Automate the deployment of Databricks components using Terraform

Presenters: Anna Wykes and Falek Miah

Track: DevOps

Time & Place:11:20, Room 4

Databricks is a great data analytics tool for data science and data engineering, but provisioning Databricks resources (workspace, clusters, secrets, mount storage etc.) can be complex and time consuming.

Automating deployment of Databricks resources has been tricky in the past using Terraform an Infrastructure as Code tool. It has required using mix of Terraform Azure providers and/or ARM, PowerShell, Databricks CLI or REST APIs. This made it harder to repeat and caused inconsistent environments.

Databricks introduced its own Terraform provider to assist with deploying and managing Databricks resources into Azure, Google (GCP) and Amazon Web Services (AWS) cloud platforms. Giving the ability to automate deployment of Databricks resources at the time of provisioning the infrastructure, making it easier to manage and maintain.

This session will be introducing you to Terraform, Databricks provider and take you through the steps required to build an automated solution to provision Databricks workspace and resources into Azure cloud platform using Terraform.
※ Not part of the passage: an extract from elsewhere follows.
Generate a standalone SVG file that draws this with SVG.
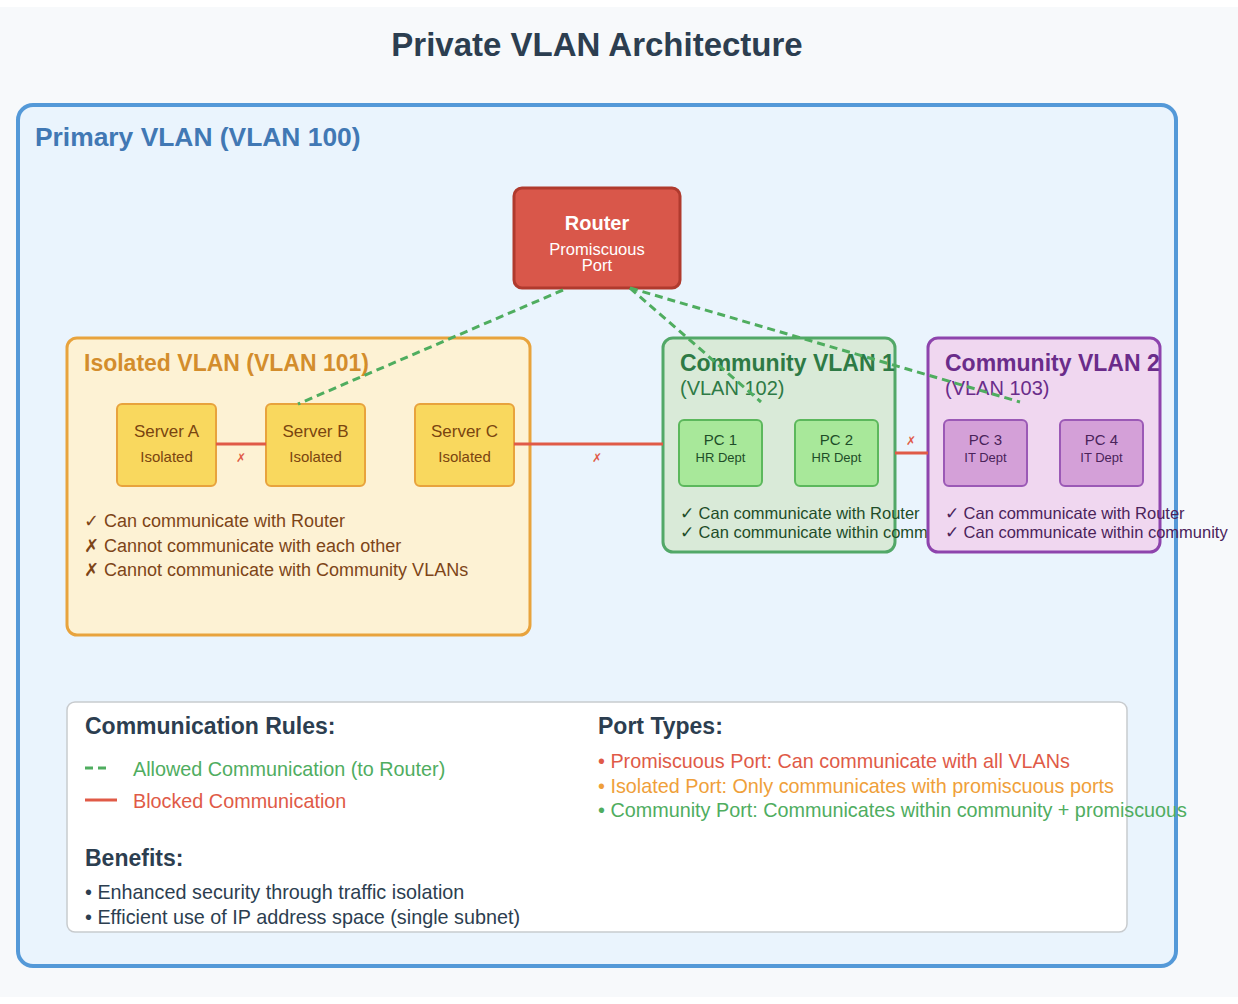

By the end of this session, you will have everything you need to automate your Databricks environments deployments and ensure consistency.

Optimisation in Business

Presenter: Luke Menzies

Track: Data Science

Time & Place:12:50, Room 8

An often overlooked application of data science in business involves prescriptive methods. These are the methods associated with making cars drive autonomously, dynamically adjusting routes to account for traffic, or automatically regulating system temperatures to deliver optimal operations. This field is often referred to by the catchier name for businesses as optimisation. The art of choosing the perfect set of actions to reach the ultimate value that can be achieved. This talk covers a range of use cases a business might not think to call upon the expertise of a data scientist for. This talk will also delve into the mechanics of the techniques used to deliver prescribed choices.